What the task requires: Give back the full listing, character for character, with no pictures.

##### Dataset excerpt #####

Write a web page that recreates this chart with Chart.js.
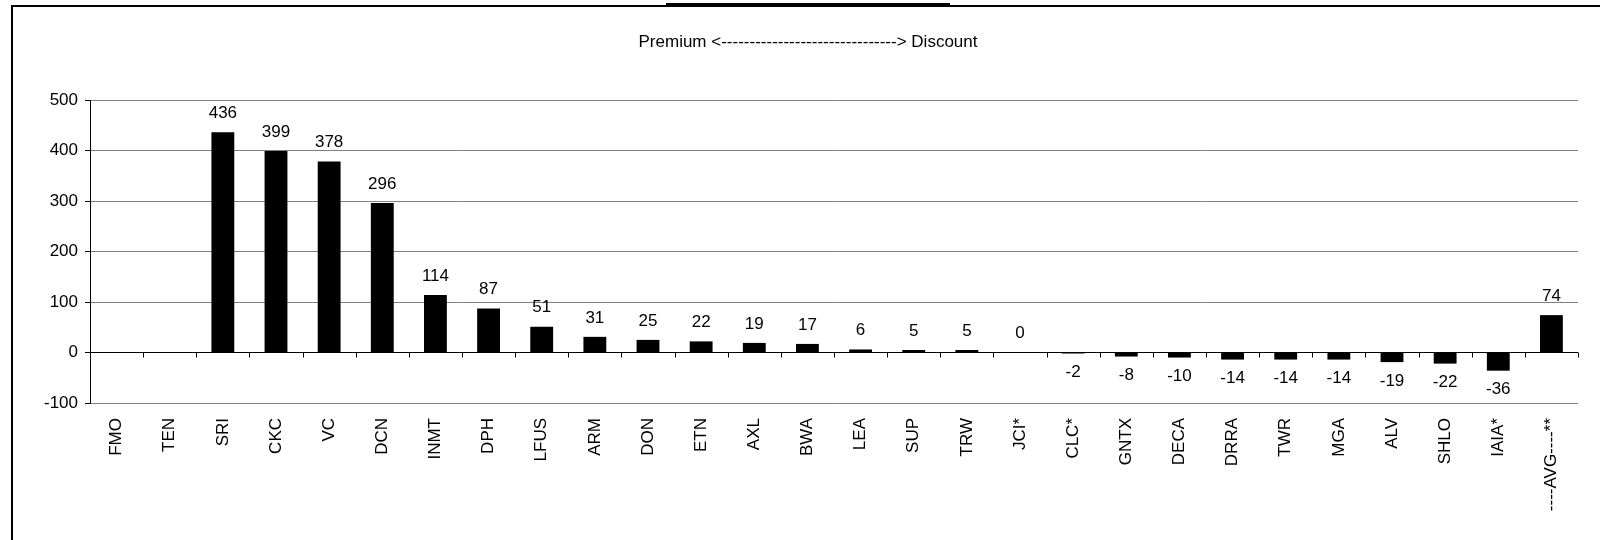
<!DOCTYPE html>
<html>
<head>
<meta charset="utf-8">
<script src="https://cdn.jsdelivr.net/npm/chart.js@4.4.0/dist/chart.umd.min.js"></script>
<style>
  body { margin: 0; background: #fff; overflow: hidden; }
  #wrap { position: relative; width: 1600px; height: 540px; overflow: hidden; }
  #frame { position: absolute; left: 11px; top: 5px; width: 1700px; height: 700px;
           border-left: 2px solid #000; border-top: 2px solid #000; }
  #titlebar { position: absolute; left: 666px; top: 3px; width: 284px; height: 4px; background: #000; }
  canvas { position: absolute; left: 0; top: 0; }
</style>
</head>
<body>
<div id="wrap">
  <div id="frame"></div>
  <div id="titlebar"></div>
  <canvas id="myChart" width="1600" height="540"></canvas>
</div>
<script>
// data
const tickers = ["FMO", "TEN", "SRI", "CKC", "VC", "DCN", "INMT", "DPH", "LFUS", "ARM",
  "DON", "ETN", "AXL", "BWA", "LEA", "SUP", "TRW", "JCI*", "CLC*", "GNTX",
  "DECA", "DRRA", "TWR", "MGA", "ALV", "SHLO", "IAIA*", "----AVG----**"];
const premium = [null, null, 436, 399, 378, 296, 114, 87, 51, 31,
  25, 22, 19, 17, 6, 5, 5, 0, -2, -8,
  -10, -14, -14, -14, -19, -22, -36, 74];
const yTicks = [-100, 0, 100, 200, 300, 400, 500];
const subtitle = "Premium <" + "-".repeat(31) + "> Discount";

const FONT = "'Liberation Sans', Arial, sans-serif";

// value labels above / below each bar
const valueLabels = {
  id: "valueLabels",
  afterDatasetsDraw(chart) {
    const { ctx } = chart;
    const meta = chart.getDatasetMeta(0);
    ctx.save();
    ctx.font = "17px " + FONT;
    ctx.fillStyle = "#000";
    ctx.textAlign = "center";
    ctx.textBaseline = "middle";
    meta.data.forEach((bar, i) => {
      const v = premium[i];
      if (v === null) return;
      const y = v >= 0 ? bar.y - 19 : bar.y + 19;
      ctx.fillText(String(v), bar.x, y);
    });
    ctx.restore();
  }
};

// small tick marks hanging under the zero line + the subtitle
const zeroTicks = {
  id: "zeroTicks",
  afterDraw(chart) {
    const { ctx, scales } = chart;
    const y0 = scales.y.getPixelForValue(0);
    const step = scales.x.width / tickers.length;
    ctx.save();
    ctx.strokeStyle = "#000";
    ctx.lineWidth = 1;
    ctx.beginPath();
    for (let i = 0; i <= tickers.length; i++) {
      const x = Math.round(scales.x.left + i * step) + 0.5;
      ctx.moveTo(x, y0);
      ctx.lineTo(x, y0 + 5);
    }
    ctx.stroke();
    ctx.font = "17px " + FONT;
    ctx.fillStyle = "#000";
    ctx.textAlign = "center";
    ctx.textBaseline = "middle";
    ctx.fillText(subtitle, 808, 42);
    ctx.restore();
  }
};

const printChart = () => {
  const ctx = document.getElementById("myChart").getContext("2d");
  new Chart(ctx, {
    type: "bar",
    data: {
      labels: tickers,
      datasets: [
        {
          data: premium,
          backgroundColor: "#000",
          barPercentage: 0.43,
          categoryPercentage: 1
        }
      ]
    },
    options: {
      responsive: false,
      animation: false,
      layout: { padding: { top: 100, right: 22, left: 0, bottom: 0 } },
      plugins: { legend: { display: false }, tooltip: { enabled: false } },
      scales: {
        y: {
          min: yTicks[0],
          max: yTicks[yTicks.length - 1],
          afterBuildTicks: s => { s.ticks = yTicks.map(v => ({ value: v })); },
          ticks: { color: "#000", font: { family: FONT, size: 17 }, padding: 7 },
          grid: {
            color: c => (c.tick && c.tick.value === 0 ? "#000" : "#808080"),
            tickLength: 5,
            tickColor: "#000"
          },
          border: { color: "#000" },
          afterFit: s => { s.width = 90; }
        },
        x: {
          grid: { display: false, drawTicks: false },
          border: { display: false },
          ticks: {
            autoSkip: false,
            minRotation: 90,
            maxRotation: 90,
            padding: 15,
            color: "#000",
            font: { family: FONT, size: 17 }
          },
          afterFit: s => { s.height = 137; }
        }
      }
    },
    plugins: [valueLabels, zeroTicks]
  });
};

printChart();
</script>
</body>
</html>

#####

Answer to the problem:
Write a web page that recreates this chart with Chart.js.
<!DOCTYPE html>
<html>
<head>
<meta charset="utf-8">
<script src="https://cdn.jsdelivr.net/npm/chart.js@4.4.0/dist/chart.umd.min.js"></script>
<style>
  body { margin: 0; background: #fff; overflow: hidden; }
  #wrap { position: relative; width: 1600px; height: 540px; overflow: hidden; }
  #frame { position: absolute; left: 11px; top: 5px; width: 1700px; height: 700px;
           border-left: 2px solid #000; border-top: 2px solid #000; }
  #titlebar { position: absolute; left: 666px; top: 3px; width: 284px; height: 4px; background: #000; }
  canvas { position: absolute; left: 0; top: 0; }
</style>
</head>
<body>
<div id="wrap">
  <div id="frame"></div>
  <div id="titlebar"></div>
  <canvas id="myChart" width="1600" height="540"></canvas>
</div>
<script>
// data
const tickers = ["FMO", "TEN", "SRI", "CKC", "VC", "DCN", "INMT", "DPH", "LFUS", "ARM",
  "DON", "ETN", "AXL", "BWA", "LEA", "SUP", "TRW", "JCI*", "CLC*", "GNTX",
  "DECA", "DRRA", "TWR", "MGA", "ALV", "SHLO", "IAIA*", "----AVG----**"];
const premium = [null, null, 436, 399, 378, 296, 114, 87, 51, 31,
  25, 22, 19, 17, 6, 5, 5, 0, -2, -8,
  -10, -14, -14, -14, -19, -22, -36, 74];
const yTicks = [-100, 0, 100, 200, 300, 400, 500];
const subtitle = "Premium <" + "-".repeat(31) + "> Discount";

const FONT = "'Liberation Sans', Arial, sans-serif";

// value labels above / below each bar
const valueLabels = {
  id: "valueLabels",
  afterDatasetsDraw(chart) {
    const { ctx } = chart;
    const meta = chart.getDatasetMeta(0);
    ctx.save();
    ctx.font = "17px " + FONT;
    ctx.fillStyle = "#000";
    ctx.textAlign = "center";
    ctx.textBaseline = "middle";
    meta.data.forEach((bar, i) => {
      const v = premium[i];
      if (v === null) return;
      const y = v >= 0 ? bar.y - 19 : bar.y + 19;
      ctx.fillText(String(v), bar.x, y);
    });
    ctx.restore();
  }
};

// small tick marks hanging under the zero line + the subtitle
const zeroTicks = {
  id: "zeroTicks",
  afterDraw(chart) {
    const { ctx, scales } = chart;
    const y0 = scales.y.getPixelForValue(0);
    const step = scales.x.width / tickers.length;
    ctx.save();
    ctx.strokeStyle = "#000";
    ctx.lineWidth = 1;
    ctx.beginPath();
    for (let i = 0; i <= tickers.length; i++) {
      const x = Math.round(scales.x.left + i * step) + 0.5;
      ctx.moveTo(x, y0);
      ctx.lineTo(x, y0 + 5);
    }
    ctx.stroke();
    ctx.font = "17px " + FONT;
    ctx.fillStyle = "#000";
    ctx.textAlign = "center";
    ctx.textBaseline = "middle";
    ctx.fillText(subtitle, 808, 42);
    ctx.restore();
  }
};

const printChart = () => {
  const ctx = document.getElementById("myChart").getContext("2d");
  new Chart(ctx, {
    type: "bar",
    data: {
      labels: tickers,
      datasets: [
        {
          data: premium,
          backgroundColor: "#000",
          barPercentage: 0.43,
          categoryPercentage: 1
        }
      ]
    },
    options: {
      responsive: false,
      animation: false,
      layout: { padding: { top: 100, right: 22, left: 0, bottom: 0 } },
      plugins: { legend: { display: false }, tooltip: { enabled: false } },
      scales: {
        y: {
          min: yTicks[0],
          max: yTicks[yTicks.length - 1],
          afterBuildTicks: s => { s.ticks = yTicks.map(v => ({ value: v })); },
          ticks: { color: "#000", font: { family: FONT, size: 17 }, padding: 7 },
          grid: {
            color: c => (c.tick && c.tick.value === 0 ? "#000" : "#808080"),
            tickLength: 5,
            tickColor: "#000"
          },
          border: { color: "#000" },
          afterFit: s => { s.width = 90; }
        },
        x: {
          grid: { display: false, drawTicks: false },
          border: { display: false },
          ticks: {
            autoSkip: false,
            minRotation: 90,
            maxRotation: 90,
            padding: 15,
            color: "#000",
            font: { family: FONT, size: 17 }
          },
          afterFit: s => { s.height = 137; }
        }
      }
    },
    plugins: [valueLabels, zeroTicks]
  });
};

printChart();
</script>
</body>
</html>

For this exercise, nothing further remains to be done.